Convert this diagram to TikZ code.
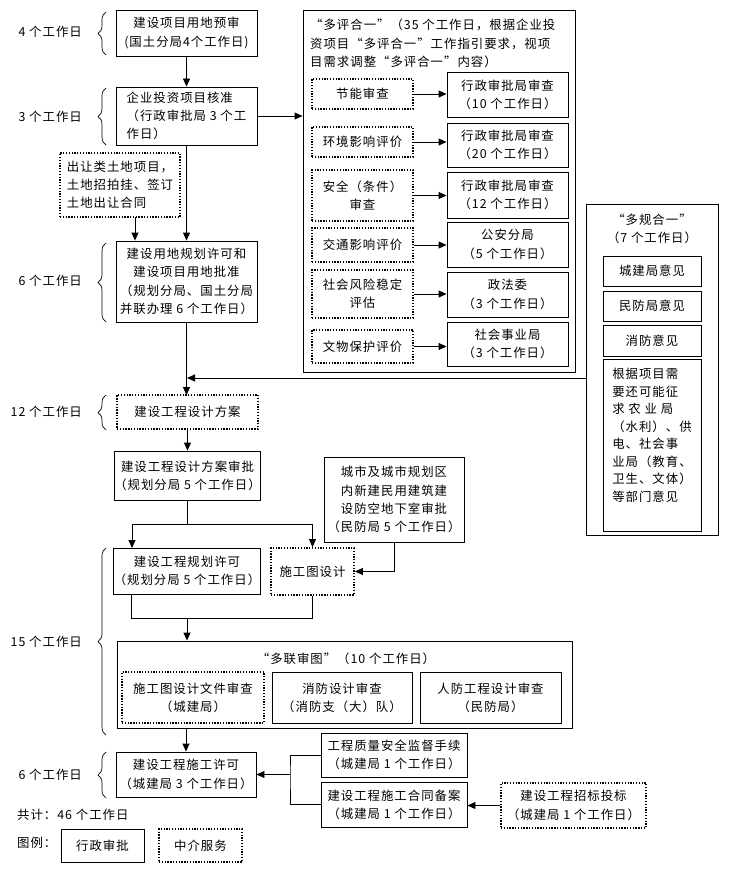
\documentclass[tikz,border=0pt]{standalone}
\usepackage{fontspec}
\setmainfont{Noto Sans CJK SC}[LetterSpace=8]
\usetikzlibrary{arrows.meta,decorations.pathreplacing}
\newcommand{\mybox}[7]{\node[#1, minimum width={(#5-#3)*1pt}, minimum height={(#6-#4)*1pt}] (#2) at ({(#3+#5)/2},{(#4+#6)/2}) {#7};}
\begin{document}
\begin{tikzpicture}[x=1pt,y=-1pt,
  every node/.style={font=\fontsize{12.4}{18.3}\selectfont, inner sep=0pt, align=center},
  box/.style={draw, line width=0.9pt, rectangle},
  dbox/.style={draw, line width=1.8pt, dash pattern=on 1.3pt off 1.5pt},
  arr/.style={line width=0.9pt, -{Triangle[length=8pt,width=7pt]}},
  ln/.style={line width=0.9pt},
  brc/.style={decorate, decoration={brace, amplitude=8pt}, line width=0.7pt},
  lbl/.style={anchor=east},
]
\fill[white] (0,0) rectangle (731,869);
\useasboundingbox (0,0) rectangle (731,869);

% left column
\mybox{box}{b1}{116}{10}{257}{56}{建设项目用地预审\\(国土分局4个工作日)}
\mybox{box,align=left}{b2}{116}{87}{257}{145}{企业投资项目核准\\（行政审批局 3 个工\\作日）}
\mybox{dbox,align=left}{d1}{60}{153}{180}{217}{出让类土地项目，\\土地招拍挂、签订\\土地出让合同}
\mybox{box}{b3}{116}{241}{257}{322}{建设用地规划许可和\\建设项目用地批准\\（规划分局、国土分局\\并联办理 6 个工作日）}

\draw[arr] (b1.south) -- (b2.north);
\draw[arr] (b2.south) -- (b2.south |- b3.north);
\coordinate (d1o) at (135,217);
\draw[arr] (d1o) -- (d1o |- b3.north);

% multi-evaluation box
\mybox{box}{P}{303}{10}{575}{372}{}
\node[anchor=north west, align=left] (pt) at (310,19) {“多评合一”（35 个工作日，根据企业投\\资项目“多评合一”工作指引要求，视项\\目需求调整“多评合一”内容）};
\mybox{dbox}{e1}{312}{79}{413}{109}{节能审查}
\mybox{box}{f1}{447}{72}{568}{117}{行政审批局审查\\（10 个工作日）}
\mybox{dbox}{e2}{312}{127}{413}{157}{环境影响评价}
\mybox{box}{f2}{447}{123}{568}{167}{行政审批局审查\\（20 个工作日）}
\mybox{dbox}{e3}{312}{170}{413}{221}{安全（条件）\\审查}
\mybox{box}{f3}{447}{172}{568}{218}{行政审批局审查\\（12 个工作日）}
\mybox{dbox}{e4}{312}{228}{413}{262}{交通影响评价}
\mybox{box}{f4}{447}{222}{568}{267}{公安分局\\（5 个工作日）}
\mybox{dbox}{e5}{312}{270}{413}{318}{社会风险稳定\\评估}
\mybox{box}{f5}{447}{272}{568}{317}{政法委\\（3 个工作日）}
\mybox{dbox}{e6}{312}{330}{413}{363}{文物保护评价}
\mybox{box}{f6}{447}{322}{568}{366}{社会事业局\\（3 个工作日）}
\foreach \i in {1,...,6} {\draw[arr] (e\i.east) -- (e\i.east -| f\i.west);}
\draw[arr] (b2.east) -- (b2.east -| P.west);

% multi-plan box
\mybox{box}{M}{586}{204}{718}{535}{}
\node (mt) at (652,229) {“多规合一”\\（7 个工作日）};
\mybox{box}{m1}{603}{256}{701}{286}{城建局意见}
\mybox{box}{m2}{603}{291}{701}{321}{民防局意见}
\mybox{box}{m3}{603}{325}{701}{356}{消防意见}
\mybox{box}{m4}{603}{359}{701}{531}{}
\node[anchor=north, align=left, font=\fontsize{12.4}{17.5}\selectfont] (m4t) at (652,368) {根据项目需\\要还可能征\\求 农 业 局\\（水利）、供\\电、社会事\\业局（教育、\\卫生、文体）\\等部门意见};

\coordinate (j1) at (187,378);
\coordinate (mj) at (586,378);
\draw[arr] (b3.south) -- (b3.south |- 0,395);
\draw[arr] (mj) -- (j1);

% design
\mybox{dbox}{d2}{117}{395}{258}{429}{建设工程设计方案}
\mybox{box}{b4}{117}{451}{258}{500}{建设工程设计方案审批\\（规划分局 5 个工作日）}
\mybox{box}{b5}{117}{548}{257}{594}{建设工程规划许可\\（规划分局 5 个工作日）}
\mybox{dbox}{d3}{271}{548}{354}{595}{施工图设计}
\mybox{box}{b6}{324}{457}{464}{542}{城市及城市规划区\\内新建民用建筑建\\设防空地下室审批\\（民防局 5 个工作日）}

\draw[arr] (d2.south) -- (d2.south |- b4.north);
\coordinate (s1) at (187.5,524);
\coordinate (b5in) at (132,548);
\draw[ln] (b4.south) -- (s1);
\draw[arr] (s1) -| (b5in);
\draw[arr] (s1) -| (d3.north);
\draw[arr] (b6.south) |- (d3.east);

\coordinate (b5o) at (131,594);
\draw[ln] (b5o) -- ++(0,24) -| (d3.south);
\coordinate (s2) at (187,618);

% joint drawing review
\mybox{box}{D}{117}{641}{572}{728}{}
\node (dt) at (346,659) {“多联审图”（10 个工作日）};
\mybox{dbox}{i1}{122}{672}{264}{723}{施工图设计文件审查\\（城建局）}
\mybox{box}{i2}{272}{672}{412}{723}{消防设计审查\\（消防支（大）队）}
\mybox{box}{i3}{420}{672}{561}{723}{人防工程设计审查\\（民防局）}
\draw[arr] (s2) -- (s2 |- D.north);

% construction permit
\mybox{box}{b7}{116}{752}{256}{797}{建设工程施工许可\\（城建局 3 个工作日）}
\mybox{box}{b8}{321}{733}{467}{777}{工程质量安全监督手续\\（城建局 1 个工作日）}
\mybox{box}{b9}{321}{782}{467}{827}{建设工程施工合同备案\\（城建局 1 个工作日）}
\mybox{dbox}{d4}{501}{783}{646}{828}{建设工程招标投标\\（城建局 1 个工作日）}
\draw[arr] (b7.north |- D.south) -- (b7.north);
\coordinate (j2) at (290,774.5);
\draw[ln] (b8.west) -| (j2) |- (b9.west);
\draw[arr] (j2) -- (b7.east);
\draw[arr] (d4.west) -- (d4.west -| b9.east);

% left labels and braces
\node[lbl] (l1) at (82,32) {4 个工作日};
\node[lbl] (l2) at (82,117) {3 个工作日};
\node[lbl] (l3) at (82,281) {6 个工作日};
\node[lbl] (l4) at (82,412) {12 个工作日};
\node[lbl] (l5) at (82,642) {15 个工作日};
\node[lbl] (l6) at (82,775) {6 个工作日};
\draw[brc] (106,55) -- (106,12);
\draw[brc] (106,145) -- (106,88);
\draw[brc] (106,322) -- (106,243);
\draw[brc] (106,430) -- (106,395);
\draw[brc] (106,735) -- (106,548);
\draw[brc] (106,798) -- (106,752);

% totals and legend
\node[anchor=west] (tot) at (17,815) {共计：46 个工作日};
\node[anchor=west] (lg) at (17,843) {图例：};
\mybox{box}{L1}{61}{829}{144}{862}{行政审批}
\mybox{dbox}{L2}{159}{829}{242}{862}{中介服务}
\end{tikzpicture}
\end{document}
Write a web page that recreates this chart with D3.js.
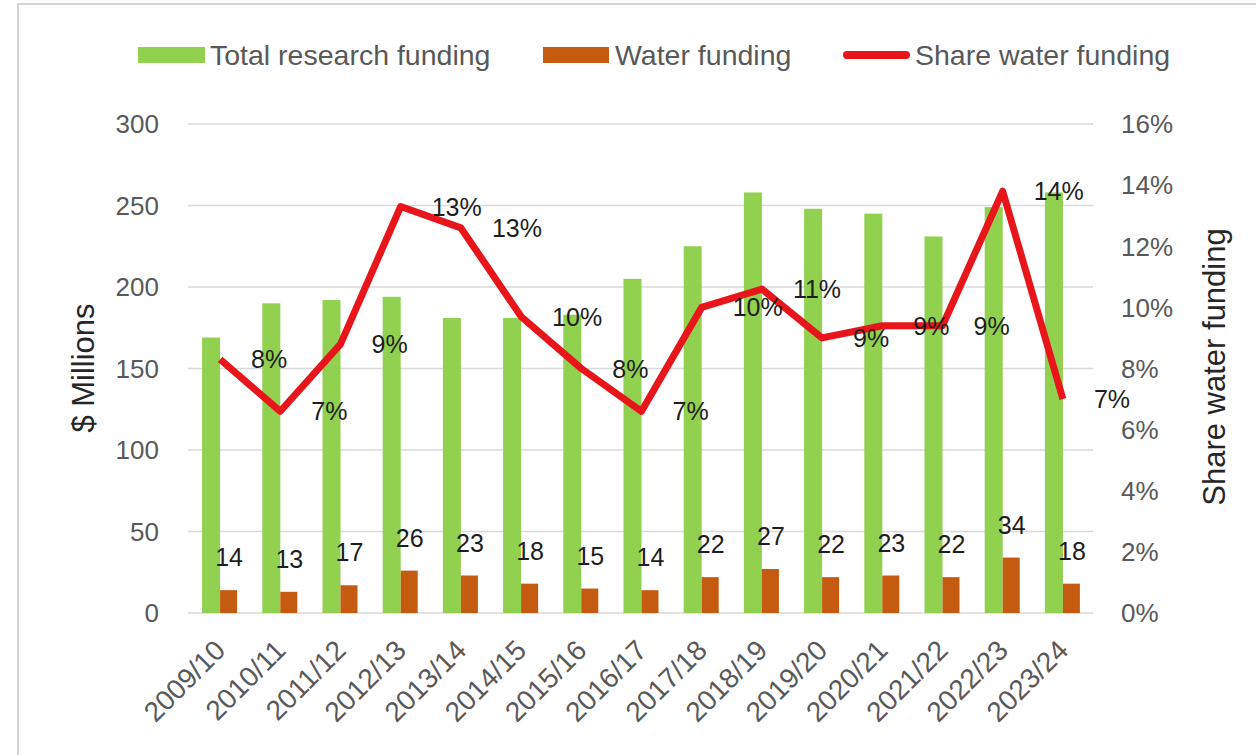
<!DOCTYPE html>
<html>
<head>
<meta charset="utf-8">
<script src="https://cdn.jsdelivr.net/npm/d3@7"></script>
<style>
  html, body { margin: 0; padding: 0; background: #fff; }
  svg { display: block; }
</style>
</head>
<body>
<script>
// chart data
const years = ["2009/10", "2010/11", "2011/12", "2012/13", "2013/14", "2014/15", "2015/16", "2016/17",
  "2017/18", "2018/19", "2019/20", "2020/21", "2021/22", "2022/23", "2023/24"];
const totalFunding = [169, 190, 192, 194, 181, 181, 183, 205, 225, 258, 248, 245, 231, 249, 258];
const waterFunding = [14, 13, 17, 26, 23, 18, 15, 14, 22, 27, 22, 23, 22, 34, 18];
const waterShare = [8.3, 6.6, 8.8, 13.3, 12.6, 9.7, 8.0, 6.6, 10.0, 10.6, 9.0, 9.4, 9.4, 13.8, 7.0];
const leftTicks = [0, 50, 100, 150, 200, 250, 300];
const rightTicks = [0, 2, 4, 6, 8, 10, 12, 14, 16];
const legendItems = ["Total research funding", "Water funding", "Share water funding"];

const width = 1256;
const height = 755;
const green = "#92d050";
const orange = "#c55a11";
const red = "#e8161b";
const font = "'Liberation Sans', Arial, sans-serif";

const svg = d3.create("svg")
  .attr("width", width)
  .attr("height", height)
  .attr("font-family", font);

// frame of the chart area
svg.append("path")
  .attr("d", "M18,755V4H1256")
  .attr("fill", "none")
  .attr("stroke", "#d4d4d4")
  .attr("stroke-width", 2);

const x = d3.scaleBand().domain(years).range([190, 1093]);
const y = d3.scaleLinear().domain([0, 300]).range([613, 124]);
const y2 = d3.scaleLinear().domain([0, 16]).range([613, 124]);
const barW = 18;
const cx = d => x(d) + x.bandwidth() / 2;

// gridlines
svg.append("g")
  .selectAll("line")
  .data(leftTicks)
  .join("line")
  .attr("x1", 188).attr("x2", 1093)
  .attr("y1", d => y(d)).attr("y2", d => y(d))
  .attr("stroke", "#d9d9d9")
  .attr("stroke-width", 1.5);

// left axis labels
svg.append("g")
  .attr("font-size", 26)
  .attr("fill", "#595959")
  .attr("text-anchor", "end")
  .selectAll("text")
  .data(leftTicks)
  .join("text")
  .attr("x", 159)
  .attr("y", d => y(d))
  .attr("dy", "0.36em")
  .text(d => d);

// right axis labels
svg.append("g")
  .attr("font-size", 26)
  .attr("fill", "#595959")
  .selectAll("text")
  .data(rightTicks)
  .join("text")
  .attr("x", 1121)
  .attr("y", d => y2(d))
  .attr("dy", "0.36em")
  .text(d => d + "%");

// axis titles
svg.append("text")
  .attr("transform", "translate(94,368) rotate(-90)")
  .attr("text-anchor", "middle")
  .attr("font-size", 31)
  .attr("fill", "#262626")
  .text("$ Millions");

svg.append("text")
  .attr("transform", "translate(1225,367) rotate(-90)")
  .attr("text-anchor", "middle")
  .attr("font-size", 31)
  .attr("fill", "#262626")
  .text("Share water funding");

// x labels, rotated
svg.append("g")
  .attr("font-size", 28)
  .attr("fill", "#595959")
  .attr("text-anchor", "end")
  .selectAll("text")
  .data(years)
  .join("text")
  .attr("transform", d => `translate(${cx(d) + 7},${652}) rotate(-45)`)
  .text(d => d);

// bars
svg.append("g")
  .attr("fill", green)
  .selectAll("rect")
  .data(years)
  .join("rect")
  .attr("x", d => cx(d) - barW)
  .attr("y", (d, i) => y(totalFunding[i]))
  .attr("width", barW)
  .attr("height", (d, i) => y(0) - y(totalFunding[i]));

svg.append("g")
  .attr("fill", orange)
  .selectAll("rect")
  .data(years)
  .join("rect")
  .attr("x", d => cx(d))
  .attr("y", (d, i) => y(waterFunding[i]))
  .attr("width", barW - 1)
  .attr("height", (d, i) => y(0) - y(waterFunding[i]));

// water funding labels
svg.append("g")
  .attr("font-size", 25)
  .attr("fill", "#1e1e1e")
  .attr("text-anchor", "middle")
  .selectAll("text")
  .data(years)
  .join("text")
  .attr("x", d => cx(d) + barW / 2)
  .attr("y", (d, i) => y(waterFunding[i]) - 24)
  .text((d, i) => waterFunding[i]);

// share line
const line = d3.line()
  .x((d, i) => cx(years[i]))
  .y(d => y2(d));

svg.append("path")
  .datum(waterShare)
  .attr("fill", "none")
  .attr("stroke", red)
  .attr("stroke-width", 7)
  .attr("stroke-linejoin", "round")
  .attr("d", line);

// share labels to the right of each point
svg.append("g")
  .attr("font-size", 25)
  .attr("fill", "#1e1e1e")
  .selectAll("text")
  .data(waterShare)
  .join("text")
  .attr("x", (d, i) => cx(years[i]) + 31)
  .attr("y", d => y2(d))
  .attr("dy", "0.36em")
  .text(d => d3.format(".0f")(d) + "%");

// legend
const legendX = [138, 543, 843];
const legend = svg.append("g")
  .attr("font-size", 28.5)
  .attr("fill", "#595959");

legend.append("rect").attr("x", legendX[0]).attr("y", 47).attr("width", 67).attr("height", 16).attr("fill", green);
legend.append("rect").attr("x", legendX[1]).attr("y", 47).attr("width", 66).attr("height", 16).attr("fill", orange);
legend.append("line")
  .attr("x1", legendX[2] + 4).attr("x2", legendX[2] + 63)
  .attr("y1", 55).attr("y2", 55)
  .attr("stroke", red)
  .attr("stroke-width", 8)
  .attr("stroke-linecap", "round");

legend.selectAll("text")
  .data(legendItems)
  .join("text")
  .attr("x", (d, i) => legendX[i] + 72)
  .attr("y", 55)
  .attr("dy", "0.36em")
  .text(d => d);

d3.select("body").append(() => svg.node());
</script>
</body>
</html>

▶ **INSTRUCTION**:
Filter the records down to the lines that contain the string "chart", and copy those lines.

▶ **THE RESULT**:
Write a web page that recreates this chart with D3.js.
// chart data
// frame of the chart area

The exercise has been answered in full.